Day 455 | Yarri Shelter: peace and quiet disappears as 10 people turn up

50 km | Heading west total: 16,407 km

Yeah, at times it’s been a solitary journey.

Not tonight.

I thought there were voices in the distance as I rolled into the shelter. The last 5km had been through some single track, actually a bush bash, I could see the track but there had been an overgrowth of thicket to crash through. Some track maintenance is in order around here.

(Tales of hours lost abound in the hut book for tomorrow’s continuation of the little adventure.)

After a few minutes a group of 15 year old scouts traipsed in on foot, rather weary from their day’s effort. With the sun setting not long after two older guys, Richard and Andrew, appeared on their mountain bikes heading south towards Collie. Some shuffling of bed spaces ensued.

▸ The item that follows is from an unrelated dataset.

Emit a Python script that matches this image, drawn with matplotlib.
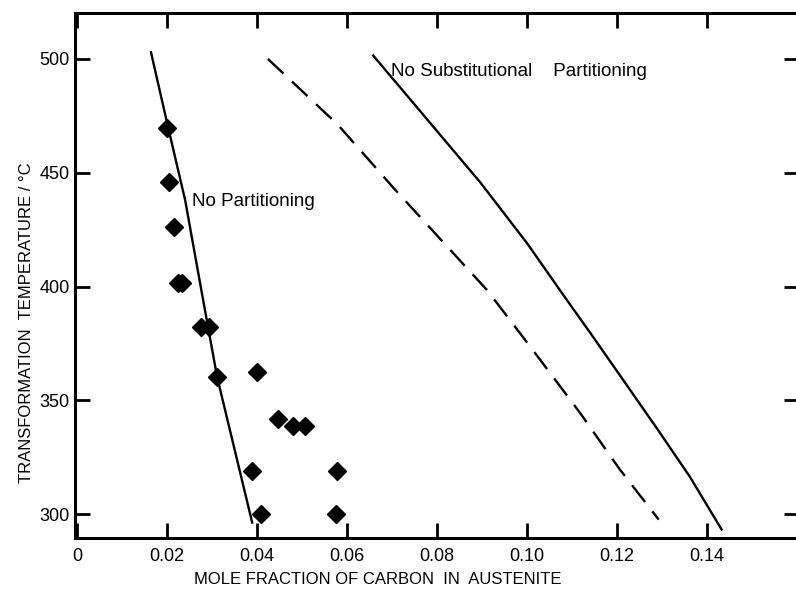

Then once it was fully dark, (why is it that things often occur in threes?), I could make out more voices, but it was just mum and dad paying a visit together with a 20 litre water container.

That’s handy because the water here has been poetically described as “smelling like poo” in the hut books along the way. The leaf guard to one of the water tanks has been ripped away and the eucalypt leaves have been furiously fermenting away in the tank. We all concur.

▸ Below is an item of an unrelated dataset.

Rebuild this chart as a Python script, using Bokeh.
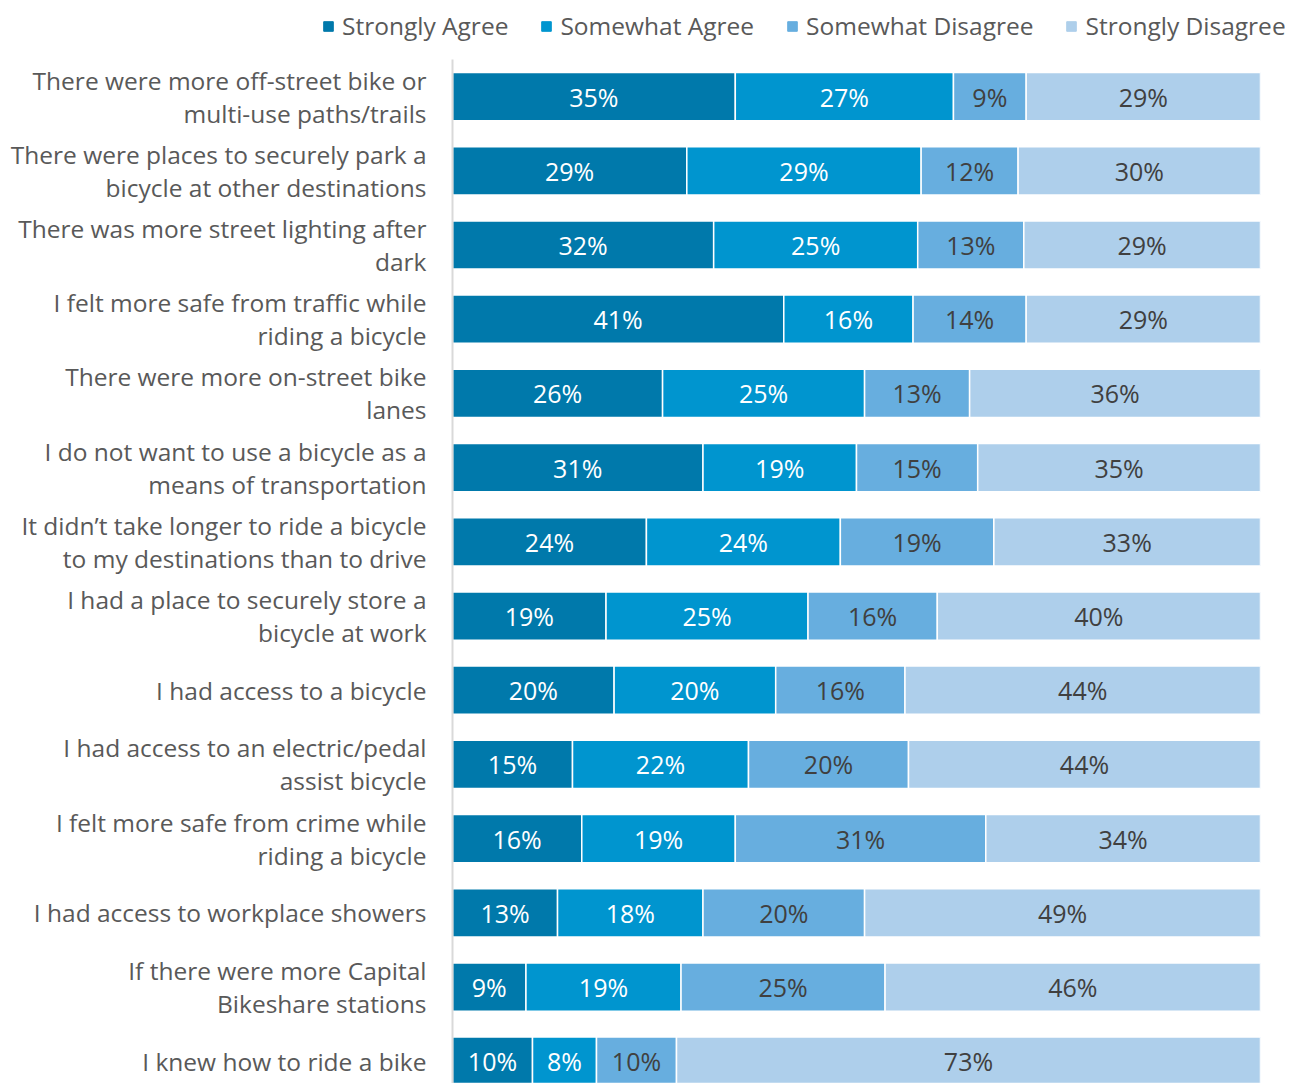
import pandas as pd
from bokeh.plotting import figure
from bokeh.layouts import column
from bokeh.models import ColumnDataSource, Range1d, FixedTicker, Legend, LegendItem
from bokeh.core.properties import value
from bokeh.embed import file_html
from bokeh.resources import INLINE

categories = [
    "There were more off-street bike or\nmulti-use paths/trails",
    "There were places to securely park a\nbicycle at other destinations",
    "There was more street lighting after\ndark",
    "I felt more safe from traffic while\nriding a bicycle",
    "There were more on-street bike\nlanes",
    "I do not want to use a bicycle as a\nmeans of transportation",
    "It didn\u2019t take longer to ride a bicycle\nto my destinations than to drive",
    "I had a place to securely store a\nbicycle at work",
    "I had access to a bicycle",
    "I had access to an electric/pedal\nassist bicycle",
    "I felt more safe from crime while\nriding a bicycle",
    "I had access to workplace showers",
    "If there were more Capital\nBikeshare stations",
    "I knew how to ride a bike",
]
series = ["Strongly Agree", "Somewhat Agree", "Somewhat Disagree", "Strongly Disagree"]
strongly_agree = [35, 29, 32, 41, 26, 31, 24, 19, 20, 15, 16, 13, 9, 10]
somewhat_agree = [27, 29, 25, 16, 25, 19, 24, 25, 20, 22, 19, 18, 19, 8]
somewhat_disagree = [9, 12, 13, 14, 13, 15, 19, 16, 16, 20, 31, 20, 25, 10]
strongly_disagree = [29, 30, 29, 29, 36, 35, 33, 40, 44, 44, 34, 49, 46, 73]

colors = ["#0079AB", "#0095CF", "#67AEDF", "#AECFEB"]
text_colors = ["#FFFFFF", "#FFFFFF", "#404040", "#404040"]
FONT = "Open Sans"

df = pd.DataFrame({
    "y": list(range(len(categories))),
    series[0]: strongly_agree,
    series[1]: somewhat_agree,
    series[2]: somewhat_disagree,
    series[3]: strongly_disagree,
})
total = df[series].sum(axis=1)
keys = []
for i, s in enumerate(series):
    k = "s%d" % i
    df[k] = df[s] / total * 100.0
    keys.append(k)

src = ColumnDataSource(df[["y"] + keys])

# ---- legend strip ----
lg = figure(width=1285, height=52, output_backend="svg", toolbar_location=None,
            x_range=Range1d(0, 100), y_range=Range1d(13.30, -0.5),
            x_axis_location=None, y_axis_location=None,
            min_border_left=0, min_border_right=0, min_border_top=0, min_border_bottom=0)
try:
    lg.frame_align = False
except Exception:
    pass
lg.outline_line_color = None
lg.xgrid.visible = False
lg.ygrid.visible = False
key_renderers = lg.hbar_stack(keys, y="y", height=0.65, color=colors, source=src, visible=False)
legend = Legend(items=[LegendItem(label=s, renderers=[r]) for s, r in zip(series, key_renderers)],
                orientation="horizontal", location=(322, 10))
legend.border_line_color = None
legend.background_fill_alpha = 0
legend.glyph_width = 12
legend.glyph_height = 12
legend.label_standoff = 8
legend.spacing = 32
legend.padding = 0
legend.margin = 0
legend.label_text_font = FONT
legend.label_text_font_size = "24.5px"
legend.label_text_color = "#595959"
lg.add_layout(legend, "center")

# ---- main chart ----
p = figure(width=1285, height=1031, output_backend="svg", toolbar_location=None,
           x_range=Range1d(0, 100), y_range=Range1d(13.30, -0.5),
           min_border_left=452, min_border_right=25, min_border_top=7, min_border_bottom=0)
p.outline_line_color = None
p.xgrid.visible = False
p.ygrid.visible = False
p.xaxis.visible = False

p.hbar_stack(keys, y="y", height=0.65, color=colors, source=src,
             line_color="white", line_width=1.5)

left = pd.Series([0.0] * len(df))
for i, k in enumerate(keys):
    centers = left + df[k] / 2
    lab_src = ColumnDataSource(dict(x=list(centers), y=list(df["y"]),
                                    t=["%d%%" % v for v in df[series[i]]]))
    p.text(x="x", y="y", text="t", source=lab_src, text_align="center",
           text_baseline="middle", text_color=text_colors[i],
           text_font=value(FONT), text_font_size="25px")
    left = left + df[k]

yaxis = p.yaxis[0]
yaxis.ticker = FixedTicker(ticks=list(range(len(categories))))
yaxis.major_label_overrides = {i: c for i, c in enumerate(categories)}
yaxis.major_tick_line_color = None
yaxis.minor_tick_line_color = None
yaxis.axis_line_color = "#D9D9D9"
yaxis.axis_line_width = 2
yaxis.major_label_standoff = 20
yaxis.major_label_text_font = FONT
yaxis.major_label_text_font_size = "24.5px"
yaxis.major_label_text_line_height = 1.0
yaxis.major_label_text_color = "#595959"

open("out.html", "w").write(file_html(column(lg, p, spacing=0), INLINE))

(After my second visit to Yarri, some months later, it should be noted that this issue has been adequately fixed: the gutter guard is now well secured, the water tank has been replaced and the water is fresh and odourless.)

Mum and dad head off and within 20 minutes there’s silence from the boy’s direction. It didn’t take long to heat and eat those cans of Irish stew. They’ve truly conked out.

So instead of that usual solitary campsite I enjoy some company and even a drop of red.

That’s the way to travel. How come I haven’t thought of that previously?